= COLLECTED DATA =
>> begin

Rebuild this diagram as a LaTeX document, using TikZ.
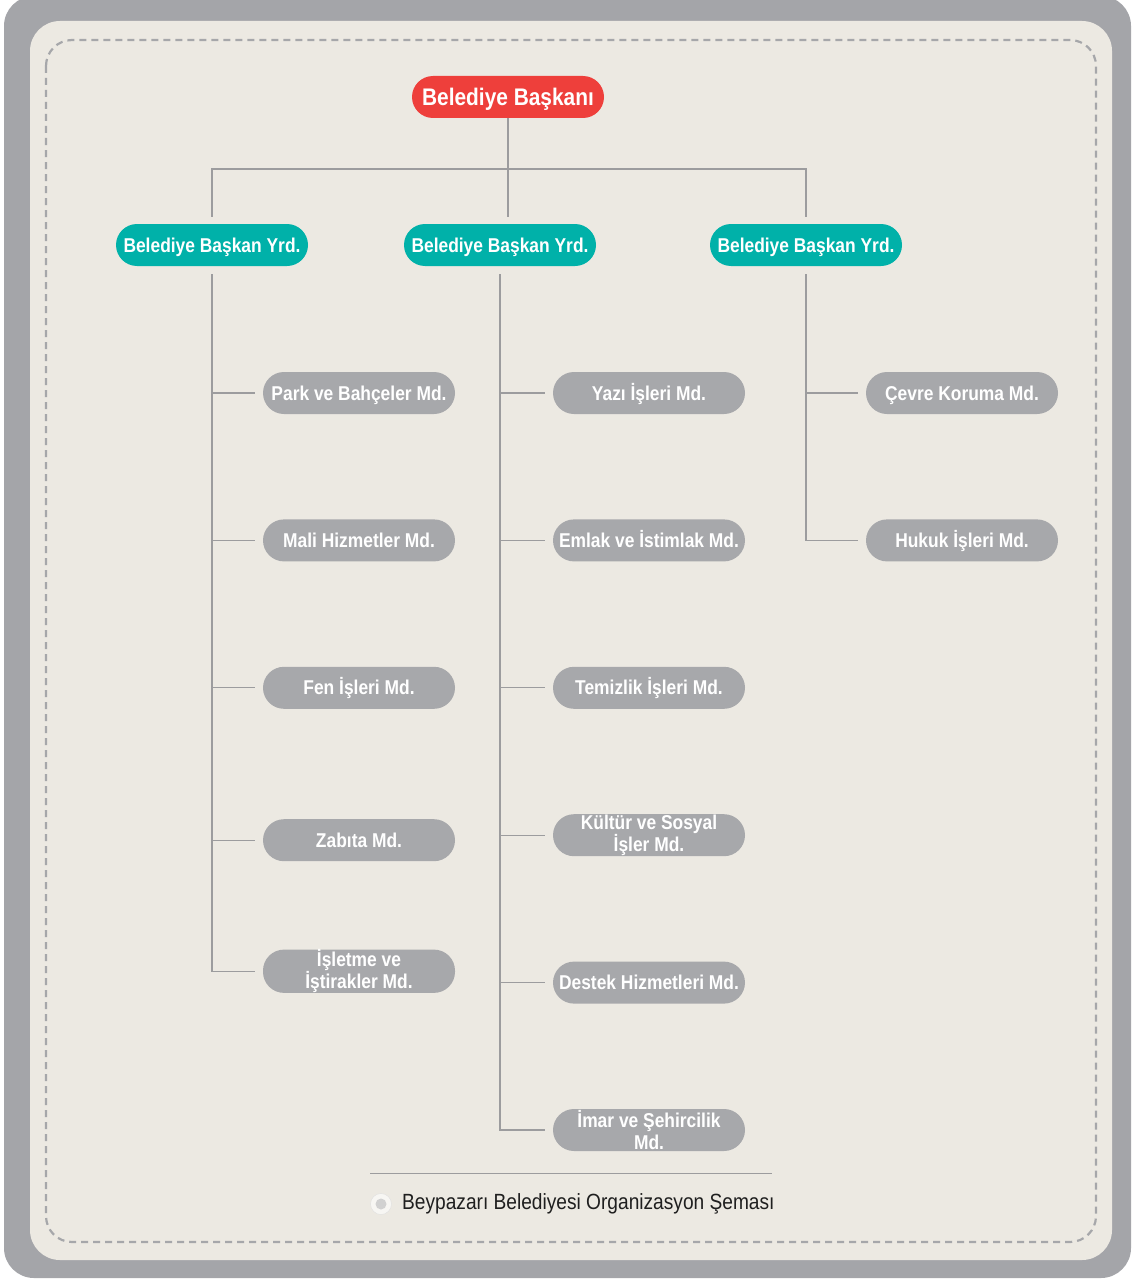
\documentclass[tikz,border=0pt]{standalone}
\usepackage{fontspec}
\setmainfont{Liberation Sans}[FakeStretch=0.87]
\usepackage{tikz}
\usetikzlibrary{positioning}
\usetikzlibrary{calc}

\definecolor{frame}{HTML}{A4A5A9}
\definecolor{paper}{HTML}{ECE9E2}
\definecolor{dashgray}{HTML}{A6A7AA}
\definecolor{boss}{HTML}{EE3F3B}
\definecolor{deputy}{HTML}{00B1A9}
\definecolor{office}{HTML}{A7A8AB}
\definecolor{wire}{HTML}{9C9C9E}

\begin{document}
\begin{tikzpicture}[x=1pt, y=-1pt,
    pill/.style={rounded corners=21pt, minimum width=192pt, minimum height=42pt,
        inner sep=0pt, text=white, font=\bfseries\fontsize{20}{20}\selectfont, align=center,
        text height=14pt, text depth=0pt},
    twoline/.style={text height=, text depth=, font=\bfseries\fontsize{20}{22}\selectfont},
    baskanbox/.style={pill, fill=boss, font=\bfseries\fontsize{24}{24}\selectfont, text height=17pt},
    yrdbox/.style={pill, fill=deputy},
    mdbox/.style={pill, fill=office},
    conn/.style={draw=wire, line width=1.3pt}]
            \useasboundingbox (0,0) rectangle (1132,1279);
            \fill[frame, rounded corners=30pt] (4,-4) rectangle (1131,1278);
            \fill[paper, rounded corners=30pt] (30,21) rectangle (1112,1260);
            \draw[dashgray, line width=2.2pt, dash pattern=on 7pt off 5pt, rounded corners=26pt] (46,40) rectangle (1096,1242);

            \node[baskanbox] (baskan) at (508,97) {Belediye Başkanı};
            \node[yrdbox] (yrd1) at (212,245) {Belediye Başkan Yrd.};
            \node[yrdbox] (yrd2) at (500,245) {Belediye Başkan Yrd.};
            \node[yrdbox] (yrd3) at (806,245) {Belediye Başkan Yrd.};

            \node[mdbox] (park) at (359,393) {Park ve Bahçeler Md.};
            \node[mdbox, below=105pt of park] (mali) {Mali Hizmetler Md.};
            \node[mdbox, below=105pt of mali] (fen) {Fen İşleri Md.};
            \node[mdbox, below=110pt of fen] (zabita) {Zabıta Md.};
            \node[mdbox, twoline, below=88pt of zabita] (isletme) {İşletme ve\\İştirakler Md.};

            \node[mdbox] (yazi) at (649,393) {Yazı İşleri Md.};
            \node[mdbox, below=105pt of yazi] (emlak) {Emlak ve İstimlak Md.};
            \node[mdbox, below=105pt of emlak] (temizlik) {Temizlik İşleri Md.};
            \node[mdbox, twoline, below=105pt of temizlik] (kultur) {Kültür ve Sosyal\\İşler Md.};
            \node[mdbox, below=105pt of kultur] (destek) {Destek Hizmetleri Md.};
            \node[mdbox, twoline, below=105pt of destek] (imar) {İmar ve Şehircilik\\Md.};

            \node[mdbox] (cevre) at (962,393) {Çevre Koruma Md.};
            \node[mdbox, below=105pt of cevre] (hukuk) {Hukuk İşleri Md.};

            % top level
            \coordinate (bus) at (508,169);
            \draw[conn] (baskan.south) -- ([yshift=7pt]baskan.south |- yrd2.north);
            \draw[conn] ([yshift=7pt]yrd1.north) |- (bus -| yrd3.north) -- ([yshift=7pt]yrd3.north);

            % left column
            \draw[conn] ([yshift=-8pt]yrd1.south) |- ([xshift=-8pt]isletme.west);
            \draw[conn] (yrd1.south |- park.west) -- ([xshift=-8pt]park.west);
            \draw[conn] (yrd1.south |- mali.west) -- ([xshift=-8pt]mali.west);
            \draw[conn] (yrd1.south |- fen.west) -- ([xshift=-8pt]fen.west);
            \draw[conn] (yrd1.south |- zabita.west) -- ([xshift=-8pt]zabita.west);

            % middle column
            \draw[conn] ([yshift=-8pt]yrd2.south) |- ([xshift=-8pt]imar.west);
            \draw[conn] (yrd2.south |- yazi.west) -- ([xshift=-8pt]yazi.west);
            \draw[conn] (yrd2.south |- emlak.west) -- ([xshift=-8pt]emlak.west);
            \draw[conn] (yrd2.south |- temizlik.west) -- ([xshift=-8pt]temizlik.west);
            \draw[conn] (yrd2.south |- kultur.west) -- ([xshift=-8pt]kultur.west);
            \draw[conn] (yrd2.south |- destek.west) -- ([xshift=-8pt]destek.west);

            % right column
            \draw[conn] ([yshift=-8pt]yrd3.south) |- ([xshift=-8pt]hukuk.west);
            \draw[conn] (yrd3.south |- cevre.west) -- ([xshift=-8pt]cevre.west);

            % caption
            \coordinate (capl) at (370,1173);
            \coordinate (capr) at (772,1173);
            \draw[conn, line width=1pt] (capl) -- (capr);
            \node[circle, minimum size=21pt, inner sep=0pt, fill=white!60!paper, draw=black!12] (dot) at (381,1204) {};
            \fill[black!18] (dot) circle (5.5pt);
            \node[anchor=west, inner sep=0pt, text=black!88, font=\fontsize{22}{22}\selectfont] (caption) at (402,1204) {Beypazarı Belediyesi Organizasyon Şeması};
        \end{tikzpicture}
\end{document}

>> end

= WHAT THIS TASK INVOLVES =
Without the pictures, copy the material exactly as given.

= FINISHED EXERCISE =
Rebuild this diagram as a LaTeX document, using TikZ.
\documentclass[tikz,border=0pt]{standalone}
\usepackage{fontspec}
\setmainfont{Liberation Sans}[FakeStretch=0.87]
\usepackage{tikz}
\usetikzlibrary{positioning}
\usetikzlibrary{calc}

\definecolor{frame}{HTML}{A4A5A9}
\definecolor{paper}{HTML}{ECE9E2}
\definecolor{dashgray}{HTML}{A6A7AA}
\definecolor{boss}{HTML}{EE3F3B}
\definecolor{deputy}{HTML}{00B1A9}
\definecolor{office}{HTML}{A7A8AB}
\definecolor{wire}{HTML}{9C9C9E}

\begin{document}
\begin{tikzpicture}[x=1pt, y=-1pt,
    pill/.style={rounded corners=21pt, minimum width=192pt, minimum height=42pt,
        inner sep=0pt, text=white, font=\bfseries\fontsize{20}{20}\selectfont, align=center,
        text height=14pt, text depth=0pt},
    twoline/.style={text height=, text depth=, font=\bfseries\fontsize{20}{22}\selectfont},
    baskanbox/.style={pill, fill=boss, font=\bfseries\fontsize{24}{24}\selectfont, text height=17pt},
    yrdbox/.style={pill, fill=deputy},
    mdbox/.style={pill, fill=office},
    conn/.style={draw=wire, line width=1.3pt}]
            \useasboundingbox (0,0) rectangle (1132,1279);
            \fill[frame, rounded corners=30pt] (4,-4) rectangle (1131,1278);
            \fill[paper, rounded corners=30pt] (30,21) rectangle (1112,1260);
            \draw[dashgray, line width=2.2pt, dash pattern=on 7pt off 5pt, rounded corners=26pt] (46,40) rectangle (1096,1242);

            \node[baskanbox] (baskan) at (508,97) {Belediye Başkanı};
            \node[yrdbox] (yrd1) at (212,245) {Belediye Başkan Yrd.};
            \node[yrdbox] (yrd2) at (500,245) {Belediye Başkan Yrd.};
            \node[yrdbox] (yrd3) at (806,245) {Belediye Başkan Yrd.};

            \node[mdbox] (park) at (359,393) {Park ve Bahçeler Md.};
            \node[mdbox, below=105pt of park] (mali) {Mali Hizmetler Md.};
            \node[mdbox, below=105pt of mali] (fen) {Fen İşleri Md.};
            \node[mdbox, below=110pt of fen] (zabita) {Zabıta Md.};
            \node[mdbox, twoline, below=88pt of zabita] (isletme) {İşletme ve\\İştirakler Md.};

            \node[mdbox] (yazi) at (649,393) {Yazı İşleri Md.};
            \node[mdbox, below=105pt of yazi] (emlak) {Emlak ve İstimlak Md.};
            \node[mdbox, below=105pt of emlak] (temizlik) {Temizlik İşleri Md.};
            \node[mdbox, twoline, below=105pt of temizlik] (kultur) {Kültür ve Sosyal\\İşler Md.};
            \node[mdbox, below=105pt of kultur] (destek) {Destek Hizmetleri Md.};
            \node[mdbox, twoline, below=105pt of destek] (imar) {İmar ve Şehircilik\\Md.};

            \node[mdbox] (cevre) at (962,393) {Çevre Koruma Md.};
            \node[mdbox, below=105pt of cevre] (hukuk) {Hukuk İşleri Md.};

            % top level
            \coordinate (bus) at (508,169);
            \draw[conn] (baskan.south) -- ([yshift=7pt]baskan.south |- yrd2.north);
            \draw[conn] ([yshift=7pt]yrd1.north) |- (bus -| yrd3.north) -- ([yshift=7pt]yrd3.north);

            % left column
            \draw[conn] ([yshift=-8pt]yrd1.south) |- ([xshift=-8pt]isletme.west);
            \draw[conn] (yrd1.south |- park.west) -- ([xshift=-8pt]park.west);
            \draw[conn] (yrd1.south |- mali.west) -- ([xshift=-8pt]mali.west);
            \draw[conn] (yrd1.south |- fen.west) -- ([xshift=-8pt]fen.west);
            \draw[conn] (yrd1.south |- zabita.west) -- ([xshift=-8pt]zabita.west);

            % middle column
            \draw[conn] ([yshift=-8pt]yrd2.south) |- ([xshift=-8pt]imar.west);
            \draw[conn] (yrd2.south |- yazi.west) -- ([xshift=-8pt]yazi.west);
            \draw[conn] (yrd2.south |- emlak.west) -- ([xshift=-8pt]emlak.west);
            \draw[conn] (yrd2.south |- temizlik.west) -- ([xshift=-8pt]temizlik.west);
            \draw[conn] (yrd2.south |- kultur.west) -- ([xshift=-8pt]kultur.west);
            \draw[conn] (yrd2.south |- destek.west) -- ([xshift=-8pt]destek.west);

            % right column
            \draw[conn] ([yshift=-8pt]yrd3.south) |- ([xshift=-8pt]hukuk.west);
            \draw[conn] (yrd3.south |- cevre.west) -- ([xshift=-8pt]cevre.west);

            % caption
            \coordinate (capl) at (370,1173);
            \coordinate (capr) at (772,1173);
            \draw[conn, line width=1pt] (capl) -- (capr);
            \node[circle, minimum size=21pt, inner sep=0pt, fill=white!60!paper, draw=black!12] (dot) at (381,1204) {};
            \fill[black!18] (dot) circle (5.5pt);
            \node[anchor=west, inner sep=0pt, text=black!88, font=\fontsize{22}{22}\selectfont] (caption) at (402,1204) {Beypazarı Belediyesi Organizasyon Şeması};
        \end{tikzpicture}
\end{document}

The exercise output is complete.